AudgenDB radiology report text classification and REST service
The model_analysis.py file analyizes a number of classification models using the scikit-learn API and the NLTK API. It performs a grid search over several model hyper-parameters applying k-fold cross validation to select the best models. Performance is subsequently evaluated on a hold-out test set.
As written, the model_analysis.py file requries a label file that contains column headers pid, doc_norm, inner, middle, outer, and mastoid in that order. The pid column is a unique identifier for that corresponds to a text report file named pid.txt. The doc_norm column is binary valued and indicates if pid.txt is contains NO abnormalities (0) or at least one abnormality (1). The inner, middle, outer, and mastoid columns are also binary valued and indicate if pid.txt contains an no abnormality (0) or at least one abnormality (1) in the inner, middle, outer ear or mastoid regions respectively.
Training & test data can be obtained from the AudGenDB project via the AudGenDB application.
To avoid re-training the classification models every time the REST service is started (see below) the selected classification models can be persisted via pickling. The model_persist.py will train and pickle the models using the hyper-parameters specified in the INSTALL_DIR/resources/config/models.ini file. See this sample file.
A simple Flask REST service is availble as an example document labeling service. The REST service utilizes four scikit-learn based classifiers to classify radiology text reports relative to presence/absence of an abnormality in the inner, middel, outer, or mastoid ear regions.
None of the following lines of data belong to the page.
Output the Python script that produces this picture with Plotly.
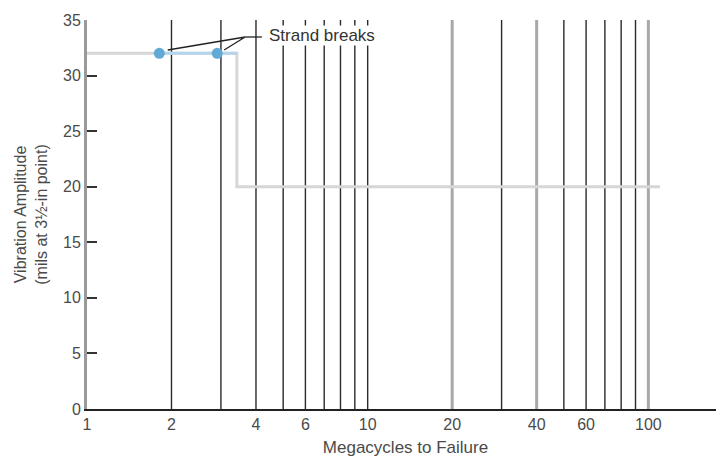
import numpy as np
import plotly.graph_objects as go

# ---- data ----
grid_black = [2, 3, 4, 5, 6, 7, 8, 9, 10, 30, 50, 60, 70, 80, 90]
grid_gray = [20, 40, 100]
y_top = 35
step_x = [1, 3.42, 3.42, 110]
step_y = [32, 32, 20, 20]
break_x = [1.81, 2.91]
break_y = [32, 32]
break_line_x = [1.81, 3.42]
break_line_y = [32, 32]
leader_x = [1.94, 3.66, 3.08, None, 3.66, 4.2]
leader_y = [32.3, 33.47, 32.3, None, 33.47, 33.47]
label_text = "Strand breaks"
label_x = 4.42
label_y = 33.6
xtick_vals = [1, 2, 4, 6, 10, 20, 40, 60, 100]
ytick_vals = [0, 5, 10, 15, 20, 25, 30, 35]

FONT = "Liberation Sans, Arial, sans-serif"
TXT = "#4a4a4a"


def vlines(xs):
    px, py = [], []
    for v in xs:
        px += [v, v, None]
        py += [0, y_top, None]
    return px, py


fig = go.Figure()

gx, gy = vlines(grid_gray)
fig.add_trace(go.Scatter(x=gx, y=gy, mode="lines",
                         line=dict(color="#a8a8a8", width=3),
                         hoverinfo="skip", showlegend=False))
bx, by = vlines(grid_black)
fig.add_trace(go.Scatter(x=bx, y=by, mode="lines",
                         line=dict(color="#2a2a2a", width=1.4),
                         hoverinfo="skip", showlegend=False))

fig.add_trace(go.Scatter(x=step_x, y=step_y, mode="lines",
                         line=dict(color="#d6d6d6", width=3),
                         hoverinfo="skip", showlegend=False))
fig.add_trace(go.Scatter(x=break_line_x, y=break_line_y, mode="lines",
                         line=dict(color="#b3d6ec", width=3),
                         hoverinfo="skip", showlegend=False))
fig.add_trace(go.Scatter(x=leader_x, y=leader_y, mode="lines",
                         line=dict(color="#222222", width=1.3),
                         hoverinfo="skip", showlegend=False))
fig.add_trace(go.Scatter(x=break_x, y=break_y, mode="markers",
                         marker=dict(color="#62a9d6", size=11),
                         hoverinfo="skip", showlegend=False))

fig.add_annotation(x=np.log10(label_x), y=label_y, xref="x", yref="y",
                   text=label_text, showarrow=False, xanchor="left",
                   yanchor="middle", bgcolor="white", borderpad=0,
                   font=dict(family=FONT, size=17, color="#333333"))

fig.update_layout(
    width=716, height=449,
    margin=dict(l=79, r=0, t=12, b=48),
    paper_bgcolor="white", plot_bgcolor="white",
    font=dict(family=FONT, size=16, color=TXT),
    xaxis=dict(
        type="log", range=[0, np.log10(186)],
        tickvals=xtick_vals, ticktext=[str(v) for v in xtick_vals],
        showgrid=False, zeroline=False, ticks="",
        showline=True, linecolor="#222222", linewidth=2,
        tickfont=dict(family=FONT, size=16, color=TXT),
        title=dict(text="Megacycles to Failure", standoff=9,
                   font=dict(family=FONT, size=17, color=TXT)),
    ),
    yaxis=dict(
        range=[0, 35], tickvals=ytick_vals,
        showgrid=False, zeroline=False,
        ticks="inside", ticklen=10, tickwidth=2, tickcolor="#333333",
        showline=True, linecolor="#9a9a9a", linewidth=3,
        tickfont=dict(family=FONT, size=16, color=TXT),
        title=dict(text="Vibration Amplitude<br>(mils at 3½-in point)",
                   standoff=12,
                   font=dict(family=FONT, size=16, color=TXT)),
    ),
)

fig.write_html("out.html")
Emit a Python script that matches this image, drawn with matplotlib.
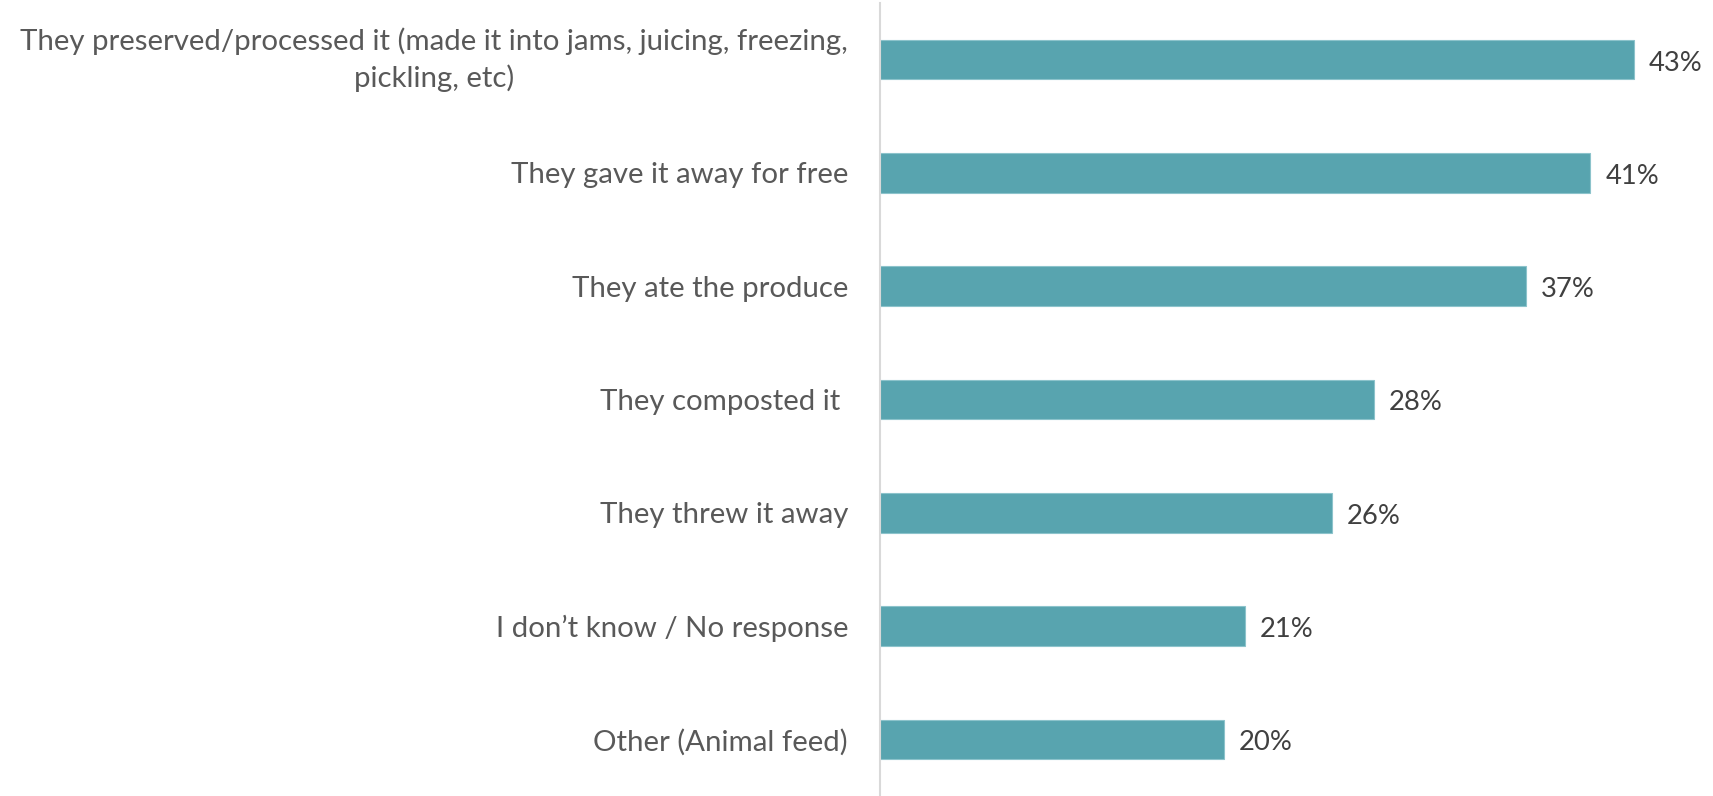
import matplotlib.pyplot as plt

# bar values (percent)
categories = [
    "They preserved/processed it (made it into jams, juicing, freezing,\npickling, etc)",
    "They gave it away for free",
    "They ate the produce",
    "They composted it ",
    "They threw it away",
    "I don\u2019t know / No response",
    "Other (Animal feed)",
]
values = [43.2, 40.7, 37.0, 28.3, 25.9, 20.9, 19.7]
value_labels = ["43%", "41%", "37%", "28%", "26%", "21%", "20%"]

bar_color = "#58a4af"
text_color = "#595959"

plt.rcParams["font.family"] = ["Lato", "DejaVu Sans"]

fig = plt.figure(figsize=(17.13, 7.96), dpi=100)
ax = fig.add_axes([880 / 1713, 0.0, 1 - 880 / 1713, 1 - 3 / 796])

pos = list(range(len(categories)))
ax.barh(pos, values, height=0.35, color=bar_color, edgecolor="#8cc3cb", linewidth=0.8)
ax.set_ylim(len(categories) - 0.5, -0.5)
ax.set_xlim(0, 833 / 17.45)

for p, v, lab in zip(pos, values, value_labels):
    ax.annotate(lab, (v, p), xytext=(11, -2.5), textcoords="offset points",
                va="center", ha="left", fontsize=19.7, color="#404040")

ax.set_yticks(pos)
labels = ax.set_yticklabels(categories, fontsize=21.2, color=text_color, ha="right",
                            multialignment="center", linespacing=1.4)
labels[0].set_va("center")  # two-line label: centre the block on the bar
ax.tick_params(axis="y", length=0, pad=23)
ax.set_xticks([])

for s in ["top", "right", "bottom"]:
    ax.spines[s].set_visible(False)
ax.spines["left"].set_color("#d9d9d9")
ax.spines["left"].set_linewidth(1.5)

fig.savefig("out.png", dpi=100)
A configuration file is expected as INSTALL_DIR/resources/config/app_config.cfg where INSTALL_DIR is the directory containing this source code. The configuration file has four entries that are the paths to the model persistance files. See this sample file
Start the REST service:
python rs.py
The service has a single endpoint at http://HOST/classify where HOST is where the application is hosted. If running locally with Flask, HOST is http://localhost:5000 by default. This endpoint handles only POST requests. The body of the request must be JSON formated with entries
{"id1":"text1", "id2":"text2"}
The return result is also JSON formated in the form
{"id1":[v1,v2,v3,v4], "id2":[v1,v2,v3,v4]}
where v1-v4 are binary (0,1) values corresponding to the classifications for the inner, middle, outer, and mastoid regions, respectively.